Tally how many lines hold the string "this". Your reply should be that number alone.

- **Given records**:
◇ ◇ ◇ ◇
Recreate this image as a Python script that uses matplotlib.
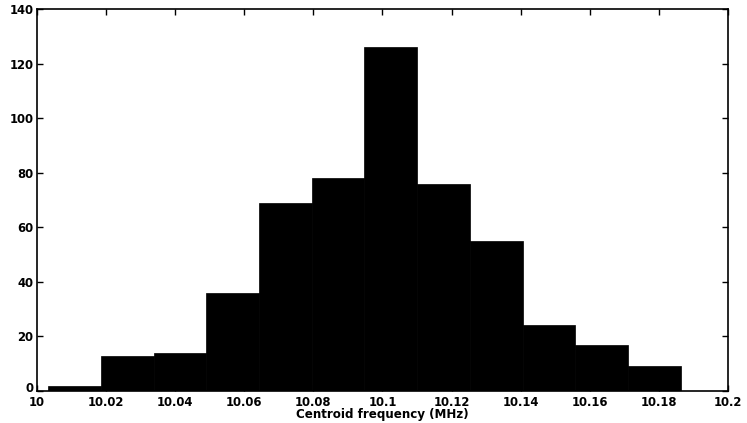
#!/usr/bin/env python3
"""Histogram of centroid frequencies"""
import numpy as np
import matplotlib
matplotlib.use("Agg")
import matplotlib.pyplot as plt
import matplotlib.transforms as mtransforms

# bin edges (MHz) and counts
bin_start = 10.0033
bin_width = 0.01525
counts = [2, 13, 14, 36, 69, 78, 126, 76, 55, 24, 17, 9]
x_ticks = [10, 10.02, 10.04, 10.06, 10.08, 10.1, 10.12, 10.14, 10.16, 10.18, 10.2]
x_labels = ["10", "10.02", "10.04", "10.06", "10.08", "10.1",
            "10.12", "10.14", "10.16", "10.18", "10.2"]
y_ticks = [0, 20, 40, 60, 80, 100, 120, 140]

plt.rcParams['font.family'] = ['DejaVu Sans']
plt.rcParams['font.weight'] = 'bold'

fig = plt.figure(figsize=(7.47, 4.23), dpi=100)
ax = fig.add_axes([0.0495, 0.0757, 0.925, 0.903])

lefts = bin_start + bin_width * np.arange(len(counts))
ax.bar(lefts, counts, width=bin_width, align='edge',
       color='black', edgecolor='black', linewidth=0.5)

ax.set_xlim(10, 10.2)
ax.set_ylim(0, 140)
ax.set_xticks(x_ticks)
ax.set_xticklabels(x_labels)
ax.set_yticks(y_ticks)
ax.tick_params(direction='in', top=True, right=True, length=4,
               labelsize=8.4, pad=2.5, width=1)
ax.tick_params(axis='x', pad=3.5)
for lab in ax.get_xticklabels() + ax.get_yticklabels():
    lab.set_fontweight('bold')
for sp in ax.spines.values():
    sp.set_linewidth(1.2)

# nudge the "0" label up a little so it clears the "10" below it
zero_lab = ax.get_yticklabels()[0]
zero_lab.set_transform(zero_lab.get_transform() +
                       mtransforms.ScaledTranslation(0, 4 / 100, fig.dpi_scale_trans))

ax.set_xlabel("Centroid frequency (MHz)", fontsize=8.6,
              fontweight='bold', labelpad=-0.5)

fig.savefig("out.png", dpi=100)
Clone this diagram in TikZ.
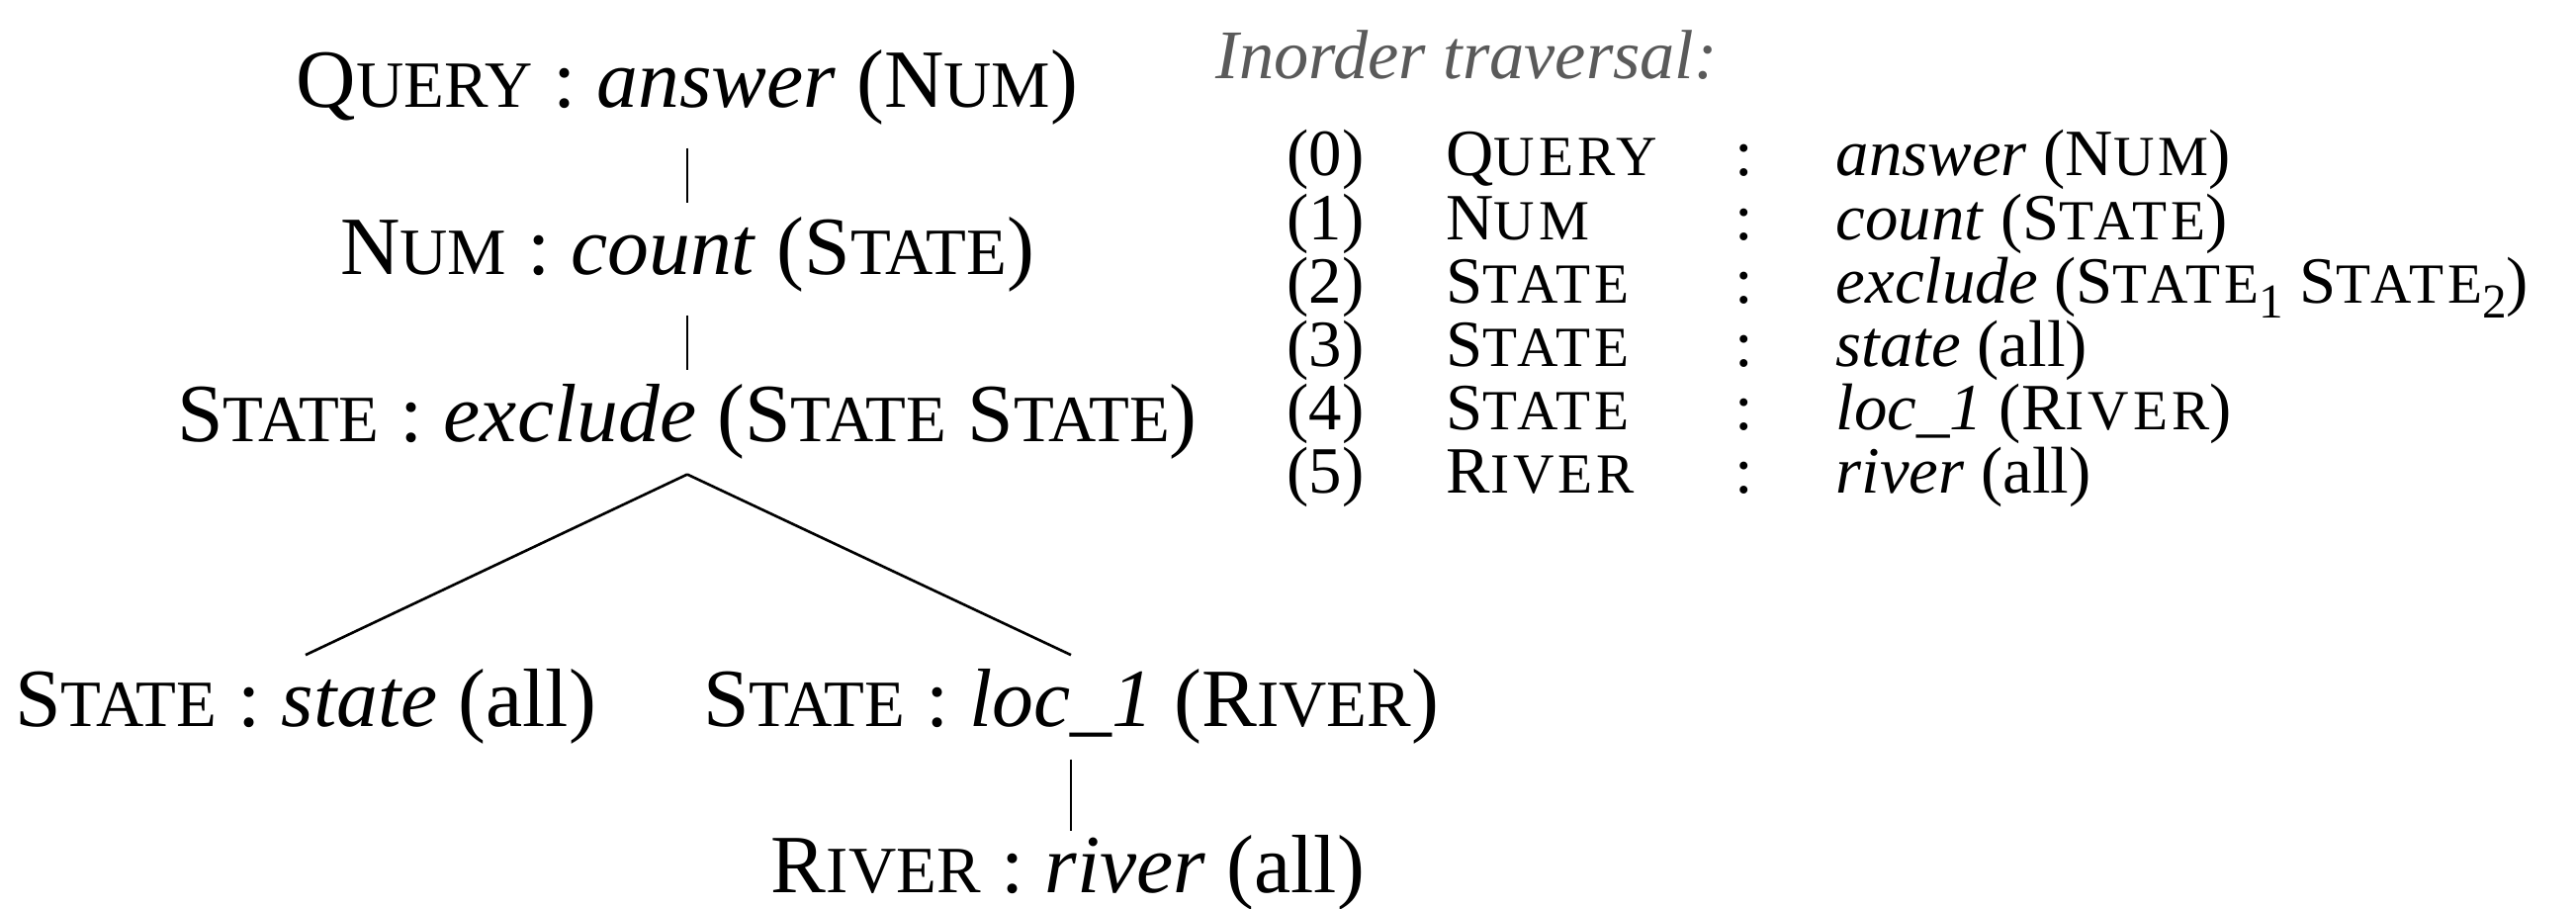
\documentclass[tikz,border=0pt]{standalone}
\usepackage{fontspec}
\setmainfont{Liberation Serif}
\newfontfamily\tabspfam[LetterSpace=7]{Liberation Serif}
\definecolor{titlegray}{HTML}{5A5A5A}
% sizes for the tree text, the listing text, and their reduced caps
\newcommand\bigsz{\fontsize{23.8pt}{28pt}\selectfont}
\newcommand\capsz{\fontsize{19pt}{22pt}\selectfont}
\newcommand\tabcapsz{\fontsize{16.3pt}{19pt}\selectfont}
\newcommand\sm[2]{#1{\capsz #2}}
% listing caps are set a little looser
\newcommand\tsm[2]{{\tabspfam #1{\tabcapsz #2}}}
\newcommand\tabsz{\fontsize{19pt}{22pt}\selectfont\let\sm\tsm}
\newcommand\sub[1]{\raisebox{-0.22em}{\fontsize{14pt}{14pt}\selectfont #1}}
\begin{document}
\begin{tikzpicture}[x=0.01cm,y=-0.01cm,
  every node/.style={font=\bigsz, inner sep=4pt},
  lbl/.style={anchor=base},
  cellw/.style={anchor=base west, inner sep=0pt, font=\tabsz},
  cellc/.style={anchor=base, inner sep=0pt, font=\tabsz},
  edge/.style={line width=0.75pt}]
\useasboundingbox (0,0) rectangle (2605,919);

% derivation tree
\node[lbl] (q)  at (695,109) {\sm{Q}{UERY} : \textit{answer} (\sm{N}{UM})};
\node[lbl] (n)  at (695,278) {\sm{N}{UM} : \textit{count} (\sm{S}{TATE})};
\node[lbl] (e)  at (695,447) {\sm{S}{TATE} : \textit{exclude} (\sm{S}{TATE} \sm{S}{TATE})};
\node[lbl] (s1) at (309,735) {\sm{S}{TATE} : \textit{state} (all)};
\node[lbl] (s2) at (1083,735) {\sm{S}{TATE} : \textit{loc\_1} (\sm{R}{IVER})};
\node[lbl] (r)  at (1080,903) {\sm{R}{IVER} : \textit{river} (all)};

\draw[edge, shorten <=2.3pt] (q.south) -- (n.north);
\draw[edge, shorten <=2.3pt] (n.south) -- (e.north);
\draw[edge] (e.south) -- (s1.north);
\draw[edge] (e.south) -- (s2.north);
\draw[edge, shorten >=-2.8pt] (s2.south) -- (s2.south |- r.north);

% traversal listing
\node[anchor=base west, inner sep=0pt, text=titlegray, font=\fontsize{20pt}{24pt}\selectfont\itshape] (title) at (1229,80) {Inorder traversal:};

\node[cellw] (i0) at (1301,178) {(0)};
\node[cellw] (c0) at (1462,178) {\sm{Q}{UERY}};
\node[cellc] (k0) at (1764,178) {:};
\node[cellw] (r0) at (1856,178) {\textit{answer} (\sm{N}{UM})};

\node[cellw] (i1) at (1301,242.2) {(1)};
\node[cellw] (c1) at (1462,242.2) {\sm{N}{UM}};
\node[cellc] (k1) at (1764,242.2) {:};
\node[cellw] (r1) at (1856,242.2) {\textit{count} (\sm{S}{TATE})};

\node[cellw] (i2) at (1301,306.4) {(2)};
\node[cellw] (c2) at (1462,306.4) {\sm{S}{TATE}};
\node[cellc] (k2) at (1764,306.4) {:};
\node[cellw] (r2) at (1856,306.4) {\textit{exclude} (\sm{S}{TATE}\sub{1} \sm{S}{TATE}\sub{2})};

\node[cellw] (i3) at (1301,370.6) {(3)};
\node[cellw] (c3) at (1462,370.6) {\sm{S}{TATE}};
\node[cellc] (k3) at (1764,370.6) {:};
\node[cellw] (r3) at (1856,370.6) {\textit{state} (all)};

\node[cellw] (i4) at (1301,434.8) {(4)};
\node[cellw] (c4) at (1462,434.8) {\sm{S}{TATE}};
\node[cellc] (k4) at (1764,434.8) {:};
\node[cellw] (r4) at (1856,434.8) {\textit{loc\_1} (\sm{R}{IVER})};

\node[cellw] (i5) at (1301,499) {(5)};
\node[cellw] (c5) at (1462,499) {\sm{R}{IVER}};
\node[cellc] (k5) at (1764,499) {:};
\node[cellw] (r5) at (1856,499) {\textit{river} (all)};
\end{tikzpicture}
\end{document}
◇ ◇ ◇ ◇
- **Finished exercise**: 2